But you might also try Frederik Pohl and Ben Bova.


----------



## Pbartender (Jun 6, 2009)

Jack7 said:


> *Larry Niven.*




Gah!  I knew I had one more author to suggest, and then the name slipped my mind...  Thanks, Jack.


----------



## Punnuendo (Jun 16, 2009)

I just want to drop in and say thanks for starting this thread. Because of it I picked up "A Talent for War" the other day and am totally loving it.


----------



## Mouseferatu (Jun 16, 2009)

Punnuendo said:


> I just want to drop in and say thanks for starting this thread. Because of it I picked up "A Talent for War" the other day and am totally loving it.




You're quite welcome.

I actually just started that one a few days ago, myself. I got the books out of order, so I've read two of his other Alex Benedict novels--_Polaris_ and _Seeker_--first.


----------



## Fallen Seraph (Jun 17, 2009)

In some regards it is sort of more "alternative-history" but at the same time it isn't and is a good mystery, suspense, noir thriller is *Century Rain*. It involves in the far future two warring/competing factions of humanity and stumbling across a gateway to another Earth, but one from the far past.

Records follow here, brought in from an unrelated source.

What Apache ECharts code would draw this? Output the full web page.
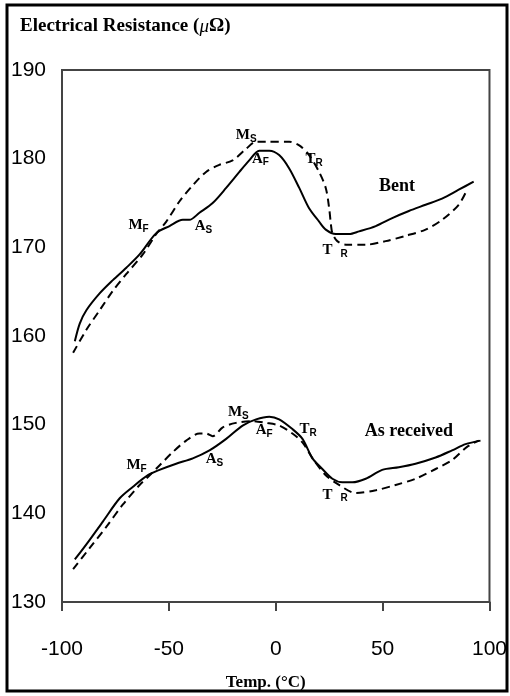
<!DOCTYPE html>
<html>
<head>
<meta charset="utf-8">
<script src="https://cdn.jsdelivr.net/npm/echarts@6/dist/echarts.min.js"></script>
<style>
html,body{margin:0;padding:0;background:#fff;}
#chart{width:510px;height:696px;}
</style>
</head>
<body>
<div id="chart"></div>
<script>
// ---- data (temperature in °C, resistance in µΩ) ----
const xTicks = [-100, -50, 0, 50, 100];
const yTicks = [130, 140, 150, 160, 170, 180, 190];

// Bent sample, solid curve
const bentSolidT = [-94.0,-91.7,-88.6,-82.4,-76.2,-69.9,-63.7,-55.9,-49.7,-43.5,-40.4,-35.7,-29.5,-23.2,-17.0,-12.4,-7.7,-3.0,1.6,6.3,11.0,15.6,20.3,23.4,28.1,34.3,39.0,46.8,54.5,62.3,70.1,77.8,85.6,92.6];
const bentSolidR = [159.4,161.4,162.9,164.8,166.3,167.7,169.2,171.6,172.4,173.1,173.1,173.9,175.0,176.7,178.5,179.8,180.9,180.9,180.4,178.9,176.7,174.4,172.9,172.0,171.5,171.5,171.8,172.4,173.3,174.1,174.8,175.5,176.5,177.4];

// Bent sample, dashed curve
const bentDashT = [-94.8,-88.6,-82.4,-76.2,-69.9,-62.2,-55.9,-51.2,-45.0,-38.8,-32.6,-26.4,-20.2,-13.9,-9.2,-4.6,6.3,11.0,15.6,20.3,23.4,25.0,25.8,26.5,28.8,32.8,42.1,51.4,60.8,70.1,77.8,85.6,89.5];
const bentDashR = [158.1,160.7,162.9,165.1,167.0,169.2,171.5,172.9,175.2,177.0,178.5,179.3,179.8,181.1,181.9,181.9,181.9,181.5,180.4,178.5,176.7,174.4,172.6,171.6,170.7,170.3,170.3,170.7,171.3,172.0,173.1,174.8,176.5];

// As received sample, solid curve
const asRecSolidT = [-94.0,-88.6,-80.8,-73.0,-66.8,-59.8,-54.4,-46.6,-38.8,-31.0,-23.2,-15.5,-9.2,-3.0,1.6,7.8,12.5,17.2,21.8,26.5,31.2,35.8,42.1,49.8,57.6,65.4,74.8,82.5,88.8,95.8];
const asRecSolidR = [134.8,136.5,139.1,141.7,143.0,144.3,144.9,145.6,146.2,147.1,148.4,149.9,150.6,150.9,150.6,149.5,148.4,146.2,145.0,143.9,143.5,143.5,143.9,144.9,145.2,145.6,146.3,147.1,147.8,148.2];

// As received sample, dashed curve
const asRecDashT = [-94.8,-87.0,-79.2,-71.5,-63.7,-59.8,-54.4,-48.2,-41.9,-35.7,-32.6,-29.5,-24.8,-18.6,-10.8,-4.6,1.6,7.8,12.5,17.2,23.4,29.6,37.4,46.8,56.1,65.4,74.8,82.5,89.5,95.0];
const asRecDashR = [133.7,136.1,138.5,141.0,143.2,144.1,145.4,146.9,148.2,149.0,149.0,148.7,149.7,150.2,150.4,150.2,149.9,149.0,148.0,146.2,144.3,143.2,142.3,142.6,143.2,143.9,145.0,146.0,147.5,148.2];

// annotation labels (text, anchor temperature, anchor resistance)
const bentNotes = [
  ['{m|M}{s|S}', -13.8, 182.6],
  ['{m|A}{s|F}', -7.2, 180.0],
  ['{m|T}{s|R}', 18.0, 179.9],
  ['{b|Bent}', 56.7, 176.9],
  ['{m|M}{s|F}', -64.2, 172.5],
  ['{m|A}{s|S}', -33.8, 172.4],
  ['{m|T}{g| }{s|R}', 27.8, 169.7]
];
const asRecNotes = [
  ['{m|M}{s|S}', -17.5, 151.4],
  ['{m|A}{s|F}', -5.4, 149.4],
  ['{m|T}{s|R}', 15.2, 149.5],
  ['{b|As received}', 62.3, 149.3],
  ['{m|M}{s|F}', -65.1, 145.4],
  ['{m|A}{s|S}', -28.7, 146.1],
  ['{m|T}{g| }{s|R}', 27.8, 142.1]
];

function pairs(xs, ys){ return xs.map((x,i)=>[x, ys[i]]); }

const rich = {
  m: {fontFamily:'Liberation Serif', fontWeight:'bold', fontSize:15, color:'#000', lineHeight:18, verticalAlign:'middle'},
  s: {fontFamily:'Liberation Sans', fontWeight:'bold', fontSize:10, color:'#000', lineHeight:18, verticalAlign:'bottom'},
  g: {fontSize:10, width:8, lineHeight:18},
  b: {fontFamily:'Liberation Serif', fontWeight:'bold', fontSize:18, color:'#000', lineHeight:18}
};

function notes(list){
  return {
    symbol: 'circle', symbolSize: 0, silent: true,
    itemStyle: {color: 'transparent'},
    label: {show: true, position: 'inside', formatter: p => p.name, rich: rich},
    data: list.map(n => ({name: n[0], coord: [n[1], n[2]], value: n[0]}))
  };
}

const solid = {color:'#000', width:2, type:'solid'};
const dashed = {color:'#000', width:2, type:[8,5]};
const tickFont = 'Liberation Sans Narrow, Arial Narrow, Liberation Sans, sans-serif';

const chart = echarts.init(document.getElementById('chart'), null, {renderer:'canvas'});
chart.setOption({
  animation: false,
  backgroundColor: '#fff',
  title: {
    text: '{a|Electrical Resistance (}{i|μ}{a|Ω)}',
    left: 15, top: 12,
    textStyle: {
      rich: {
        a: {fontFamily:'Liberation Serif', fontWeight:'bold', fontSize:19, color:'#000'},
        i: {fontFamily:'Liberation Serif', fontStyle:'italic', fontWeight:'normal', fontSize:19, color:'#000'}
      }
    }
  },
  graphic: [{
    type: 'rect', silent: true,
    shape: {x: 7, y: 5, width: 500, height: 686},
    style: {fill: 'none', stroke: '#000', lineWidth: 3}
  }],
  grid: {left: 62, right: 18, top: 70, bottom: 88, show: true, borderColor: '#444', borderWidth: 2, backgroundColor: 'transparent'},
  xAxis: {
    type: 'value', min: xTicks[0], max: xTicks[xTicks.length-1], interval: 50,
    name: 'Temp. (°C)', nameLocation: 'middle', nameGap: 72,
    nameTextStyle: {fontFamily:'Liberation Serif', fontWeight:'bold', fontSize:17, color:'#000', padding:[0,20,0,0]},
    axisLine: {show: true, onZero: false, lineStyle: {color:'#444', width:2}},
    axisTick: {show: true, length: 9, lineStyle: {color:'#444', width:2}},
    axisLabel: {margin: 37, fontFamily: tickFont, fontSize: 21, color:'#000'},
    splitLine: {show: false}
  },
  yAxis: {
    type: 'value', min: yTicks[0], max: yTicks[yTicks.length-1], interval: 10,
    axisLine: {show: true, onZero: false, lineStyle: {color:'#444', width:2}},
    axisTick: {show: false},
    axisLabel: {margin: 16, fontFamily: tickFont, fontSize: 21, color:'#000', verticalAlign:'middle', padding:[0,0,6,0]},
    splitLine: {show: false}
  },
  series: [
    {name:'Bent (solid)', type:'line', data: pairs(bentSolidT, bentSolidR), smooth: 0.3, showSymbol:false, lineStyle: solid, markPoint: notes(bentNotes)},
    {name:'Bent (dashed)', type:'line', data: pairs(bentDashT, bentDashR), smooth: 0.3, showSymbol:false, lineStyle: dashed},
    {name:'As received (solid)', type:'line', data: pairs(asRecSolidT, asRecSolidR), smooth: 0.3, showSymbol:false, lineStyle: solid, markPoint: notes(asRecNotes)},
    {name:'As received (dashed)', type:'line', data: pairs(asRecDashT, asRecDashR), smooth: 0.3, showSymbol:false, lineStyle: dashed}
  ]
});
</script>
</body>
</html>
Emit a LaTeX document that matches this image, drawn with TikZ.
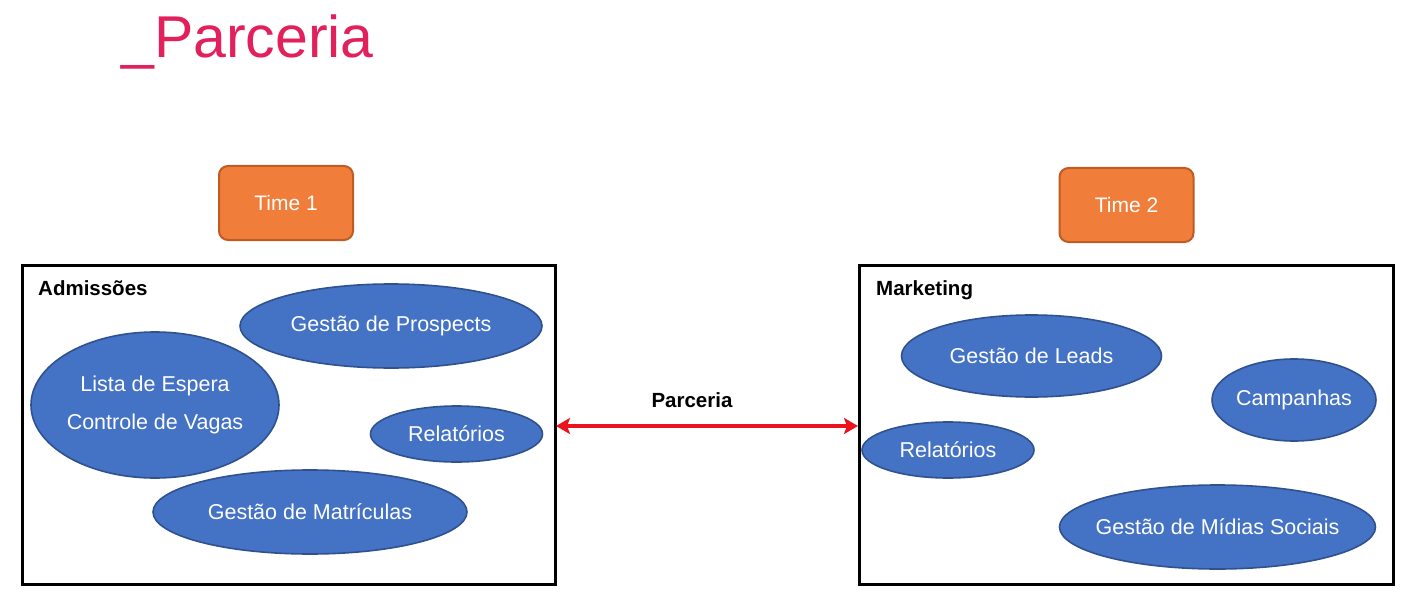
\documentclass[tikz,border=0pt]{standalone}
\usepackage{fontspec}
\setmainfont{Liberation Sans}
\usetikzlibrary{shapes.geometric,arrows.meta}
\definecolor{titlepink}{RGB}{226,32,92}
\definecolor{ofill}{RGB}{240,125,58}
\definecolor{odraw}{RGB}{190,92,35}
\definecolor{bfill}{RGB}{68,114,196}
\definecolor{bdraw}{RGB}{47,82,143}
\definecolor{arrred}{RGB}{235,20,30}
\begin{document}
\begin{tikzpicture}[x=1pt,y=-1pt,
  teambox/.style={draw=odraw,line width=2pt,fill=ofill,rounded corners=9pt,minimum width=134pt,minimum height=74pt,inner sep=0pt,text=white,font=\fontsize{21}{24}\selectfont},
  areabox/.style={draw=black,line width=3pt},
  area label/.style={anchor=base west,font=\bfseries\fontsize{20.5}{24}\selectfont,inner sep=0pt},
  blob/.style={ellipse,draw=bdraw,line width=1.6pt,fill=bfill,inner sep=0pt},
  blobtext/.style={inner sep=0pt,text=white,font=\fontsize{21.5}{38}\selectfont,align=center}]
\useasboundingbox (0,0) rectangle (1417,615);
\node[anchor=base west,inner sep=0pt,text=titlepink,font=\fontsize{59}{64}\selectfont] (title) at (121,58) {\_Parceria};
\node[teambox] (t1) at (286,203) {Time 1};
\node[teambox] (t2) at (1126.5,205) {Time 2};
\draw[areabox] (22,265) rectangle (555,584);
\draw[areabox] (859,265) rectangle (1393,584);
\coordinate (leftedge) at (556,426);
\coordinate (rightedge) at (858,426);
\node[area label] (adm) at (38,295) {Admissões};
\node[area label] (mkt) at (876,295) {Marketing};
\node[blob,minimum width=302pt,minimum height=84pt] (gp) at (391,326) {};
\node[blobtext] at (gp) {Gestão de Prospects};
\node[blob,minimum width=248pt,minimum height=146pt] (le) at (155,405) {};
\node[blobtext] at (le) {Lista de Espera\\Controle de Vagas};
\node[blob,minimum width=172pt,minimum height=56pt] (r1) at (456.5,434) {};
\node[blobtext] at (r1) {Relatórios};
\node[blob,minimum width=314pt,minimum height=84pt] (gm) at (310,512) {};
\node[blobtext] at (gm) {Gestão de Matrículas};
\node[blob,minimum width=260pt,minimum height=82pt] (gl) at (1031.5,356) {};
\node[blobtext] at (gl) {Gestão de Leads};
\node[blob,minimum width=164pt,minimum height=82pt] (cp) at (1294,400) {};
\node[blobtext] at (cp) {Campanhas};
\node[blob,minimum width=172pt,minimum height=56pt] (r2) at (948,450) {};
\node[blobtext] at (r2) {Relatórios};
\node[blob,minimum width=316pt,minimum height=84pt] (gs) at (1217.5,527) {};
\node[blobtext] at (gs) {Gestão de Mídias Sociais};
\draw[arrred,line width=3.5pt,{Stealth[length=14pt,width=16pt,inset=3pt]}-{Stealth[length=14pt,width=16pt,inset=3pt]}] (leftedge) -- (rightedge);
\node[anchor=base,inner sep=0pt,font=\bfseries\fontsize{20.5}{24}\selectfont] (pl) at (692,407) {Parceria};
\end{tikzpicture}
\end{document}
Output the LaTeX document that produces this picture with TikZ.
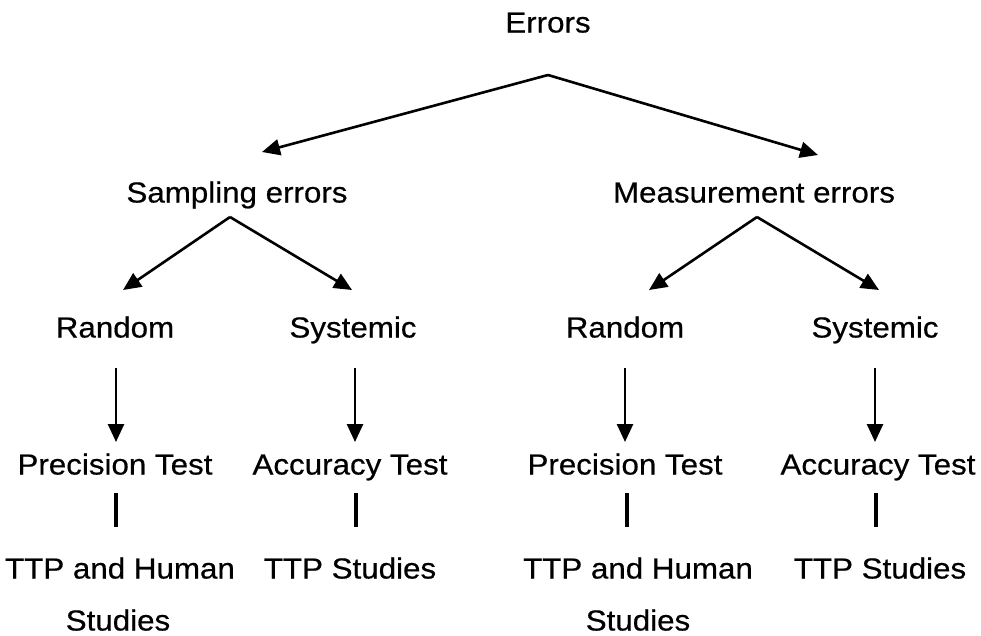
\documentclass[tikz,border=0pt]{standalone}
\usepackage{fontspec}
\setmainfont[FakeStretch=1.08,FakeBold=0.5]{Liberation Sans}
\usepackage{tikz}
\usetikzlibrary{arrows.meta}

\begin{document}
\begin{tikzpicture}[
    x=1pt, y=-1pt,
    every node/.style={font=\fontsize{29}{31}\selectfont, inner sep=0pt, text height=21pt, text depth=0pt},
    branch/.style={draw, line width=2.6pt, -{Triangle[length=18pt,width=16pt]}},
    link/.style={draw, line width=4pt}
]
\useasboundingbox (0,0) rectangle (981,635);

% labels
\node (errors) at (548,22) {Errors};
\node (samp) at (237,192) {Sampling errors};
\node (meas) at (754,192) {Measurement errors};
\node (srand) at (115,327) {Random};
\node (ssys) at (353,327) {Systemic};
\node (mrand) at (625,327) {Random};
\node (msys) at (875,327) {Systemic};
\node (sprec) at (115,464) {Precision Test};
\node (sacc) at (350,464) {Accuracy Test};
\node (mprec) at (625,464) {Precision Test};
\node (macc) at (878,464) {Accuracy Test};
\node (sttp) at (120,568) {TTP and Human};
\node (sstud) at (118,620) {Studies};
\node (sttps) at (350,568) {TTP Studies};
\node (mttp) at (638,568) {TTP and Human};
\node (mstud) at (638,620) {Studies};
\node (mttps) at (880,568) {TTP Studies};

% connector ends
\coordinate (etop) at (548,75);
\coordinate (etosamp) at (262,152);
\coordinate (etomeas) at (818,155);
\coordinate (stop) at (230,217);
\coordinate (storand) at (123,290);
\coordinate (stosys) at (352,290);
\coordinate (mtop) at (757,217);
\coordinate (mtorand) at (649,290);
\coordinate (mtosys) at (879,290);

\draw[branch] (etop) -- (etosamp);
\draw[branch] (etop) -- (etomeas);
\draw[branch] (stop) -- (storand);
\draw[branch] (stop) -- (stosys);
\draw[branch] (mtop) -- (mtorand);
\draw[branch] (mtop) -- (mtosys);

% down arrows and bars
\foreach \x in {116, 355, 625, 875}
    \draw[branch] (\x,368) -- (\x,442);
\foreach \x in {116, 356, 627, 876}
    \draw[link] (\x,493) -- (\x,527);

\end{tikzpicture}
\end{document}
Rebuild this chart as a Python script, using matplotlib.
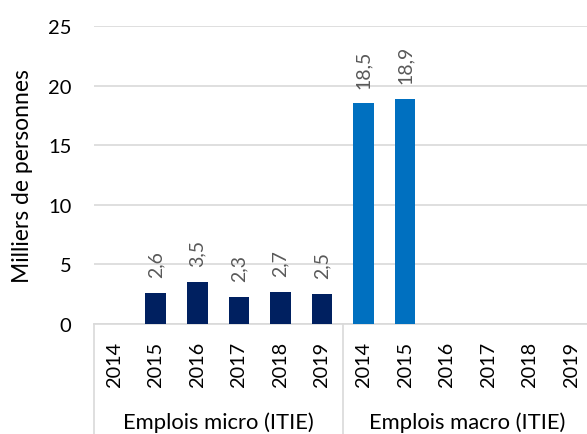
import matplotlib
matplotlib.use("Agg")
import matplotlib.pyplot as plt
import numpy as np
from matplotlib.lines import Line2D

years = ["2014", "2015", "2016", "2017", "2018", "2019"]
groups = ["Emplois micro (ITIE)", "Emplois macro (ITIE)"]
micro = [np.nan, 2.6, 3.5, 2.3, 2.7, 2.5]
macro = [18.5, 18.9, np.nan, np.nan, np.nan, np.nan]
colors = ["#002060", "#0070C0"]
ylabel = "Milliers de personnes"

plt.rcParams['font.family'] = ['Lato', 'DejaVu Sans']

W, H = 587, 435
fig = plt.figure(figsize=(W / 100, H / 100), dpi=100)
left, right, bottom, top = 93.5, 592, 325, 27
ax = fig.add_axes([left / W, (H - bottom) / H, (right - left) / W, (bottom - top) / H])

n = len(years)
x_micro = np.arange(n)
x_macro = np.arange(n) + n
ax.bar(x_micro, micro, width=0.5, color=colors[0], zorder=3)
ax.bar(x_macro, macro, width=0.5, color=colors[1], zorder=3)

for xs, vals in ((x_micro, micro), (x_macro, macro)):
    for xv, v in zip(xs, vals):
        if not np.isnan(v):
            ax.annotate(f"{v:.1f}".replace(".", ","), (xv, v), xytext=(0, 11.5),
                        textcoords="offset points", rotation=90, ha="center",
                        va="bottom", fontsize=14, color="#595959")

ax.set_xlim(-0.5, 2 * n - 0.5)
ax.set_ylim(0, 25)
ax.set_yticks([0, 5, 10, 15, 20, 25])
ax.tick_params(axis="y", length=0, pad=16, labelsize=14.5, labelcolor="#000000")
ax.set_xticks(np.arange(2 * n))
ax.set_xticklabels(years + years, rotation=90, fontsize=14.3)
ax.tick_params(axis="x", length=0, pad=12)
ax.grid(axis="y", color="#d9d9d9", linewidth=1.2, zorder=0)
for s in ["top", "right", "left"]:
    ax.spines[s].set_visible(False)
ax.spines["bottom"].set_color("#d9d9d9")
ax.spines["bottom"].set_linewidth(1.2)

fig.text(23 / W, (H - 176) / H, ylabel, rotation=90, ha="center", va="center",
         fontsize=16.5)

trans = ax.get_xaxis_transform()
depth = -(H - bottom + 10) / (bottom - top)
for xv in (-0.5, n - 0.5):
    ax.add_line(Line2D([xv, xv], [0, depth], transform=trans, color="#d9d9d9",
                       linewidth=1.2, clip_on=False))
label_y = -(423 - bottom) / (bottom - top)
for i, g in enumerate(groups):
    ax.text(i * n + (n - 1) / 2, label_y, g, transform=trans, ha="center",
            va="center", fontsize=15.8)

fig.savefig("out.png", dpi=100)
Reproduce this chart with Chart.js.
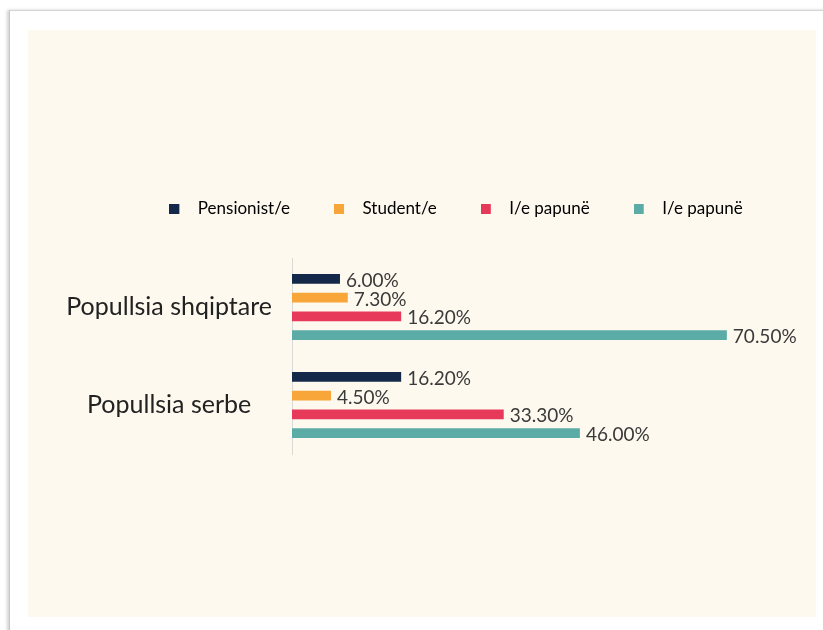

How Sci-Fi do you want to go? Since there is always "future tomorrow" and Cyberpunk type stuff. Which a obvious first suggestion would be to check out stuff by *William Gibson*. While he is no longer pursuing pure-Cyberpunk his modern books are very interesting and feel closer to home.


----------



## Jack7 (Jun 17, 2009)

One thing you guys might wanna consider reading, even though Mouse said he didn't like military stuff much, is *BOLO*. The original Bolo material by Keith Laumer.

What I really liked about the Bolo is how much it tried to act like a chivalrous human Knight, even though it was an artificial war machine. And it was monstrous, fearless, and unstoppable (most of the time).

Most of Laumer's stories tended to be gritty too, like much of McDevitt's stuff.

Bolo was a helluvah ride the first time I read those books years and years and years ago.

But I'd bet some of you fantasy fans would really like it too, not because the stories were sci-fantasy, they weren't. But because the Bolo was a cross between a Knight and a Dragon. And it fought like a hellion, and just wouldn't give up for nothing, and it always tried to do the right thing no matter who tried to stop it, and it reminded me a lot of a mechanical version of Godzilla (one of my favorite fictional characters). It was just plain admirable, _and my kinda monster._

I highly recommend it to the sci-fi consuming crowd.

By the way, some of my buddies and I used to play _*Ogre*_, based on the Bolo. I think it was Steve Jackson made.  I recommend that game as well.


----------



## Nellisir (Jun 24, 2009)

This is just some authors I like: your mileage may vary.

CJ Cherryh's sci-fi burns my brain out, but is good.  Highly, -heavily-, psychological, also none of the characters ever gets much sleep (this is starting to piss me off, actually). No humor.  I'd recommend Downbelow Station & related books (Hellburner, Heavy Time, Tripoint, Merchanter's Luck - some available in a collected omnibus trade size) the Chanur series, and Cyteen (available in a trade; sequel apparently just released).  She's also got about a zillion books in the Pretender/etc/etc series; that's technically sci-fi, but of a different sort.)  I've had alot of trouble enjoying her fantasy work, though.

Joe Haldeman - Forever War.

Vernor Vinge - Not as prolific as I'd like, but awesome. 4 Hugos.  Rainbow's End; Across Realtime; A Deepness in the Sky; A Fire Upon the Deep (I haven't been able to read, alas).

David Drake's Hammer's Slammers series is good military sci-fi war porn; not deep, but full of tanks that Blow  Up Real Good.

Personally, I think the best thing to do is pick up the Years Best Science Fiction collection (the big, trade paperback one), and if you like a story, look for more by that author.  Buy as many as you can, actually - I think they're up to #23 or #24?

I'll post new names if I think of them; most of my sci-fi is in boxes.


----------



## Pbartender (Jul 7, 2009)

Jack7 said:


> One thing you guys might wanna consider reading, even though Mouse said he didn't like military stuff much, is *BOLO*. The original Bolo material by Keith Laumer.




I just finished reading the first of the _Bolo_ books based on your recommendation.  It was a good read...  I'm placing a hold on the others at our local library.

One thing I really liked was that while a Bolo tank was integral to the plot of each of the short stories, they weren't always the focus of the action or the narration.  It kept the stories a little more interesting.


----------